The moral of the Vox revolution? "If you want to change the world, don't lose your humanity in the process."
Like the various real-life revolutions mentioned in this thread, that's what happened here: The Vox went from being oppressed to exterminating every man, woman and child of European descent. They went from suffering great evil, to committing great evil. The game set up our hopes things would turn out for the better; it made us sympathetic to the Vox and why they felt the way they did. But it also showed us the real-world peril of revolution, the risk of fighting monsters and becoming one in the process. In this case, the Vox became their own sort of racist, and one where the utter destruction of anyone not like themselves was the only way.
Violence begets violence. But will the circle go unbroken?

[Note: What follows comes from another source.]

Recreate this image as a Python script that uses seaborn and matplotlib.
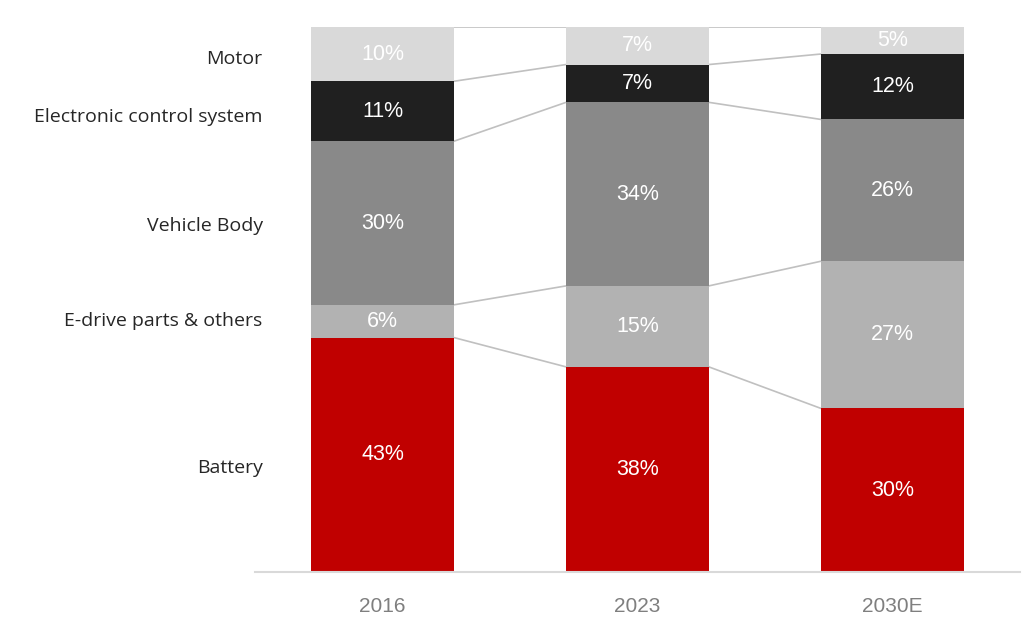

Also, as EliCash said, it's good they didn't whitewash Daisy. The "PC" route would've been to make the black revolutionary a saint, but that would've been boring and disingenuous. In the end, she showed her own corruptibility to power. One of her recordings even indicated the "white man has no place at their table" or some such. Reminds me of another videogame depiction that tried something similar, namely the Mexican usurper in the second act of Red Dead Redemption. You help him displace the dictator, and then as you're heading out of Mexico, you can't help but wonder if they're really better off than they were before, even though the new dictator was the "voice of the people" (the English translation of Vox Populi, btw).
In my view, the handling of Daisy's character and the Vox in general was very much a copout by a writer who was afraid to make a stand one way or the other on the various issues and politics (simplistic as they might be--which in Infinite's case is extremely so) brought up in the story, and so took the easy way out and sat on the fence, painting both sides as no better than the other. On the other hand, that's not to say Daisy should have been portrayed as a 'saint', but with the way the whole story went down I was left wondering what the point of her inclusion was if anything other than filler to pad out the game. It would have taken more balls to portray one triumphing over the other through a great script, than simply washing hands of Daisy and the Vox.
And this notion of the rebel who becomes that which he fought against is also very much a cliché. Nothing new there.
At least in RDR the similar scenario was handled with a bit more subtlety, and had more facets to it in terms of characterisation and story arc than the rather simplistic and throwaway approach in Infinite.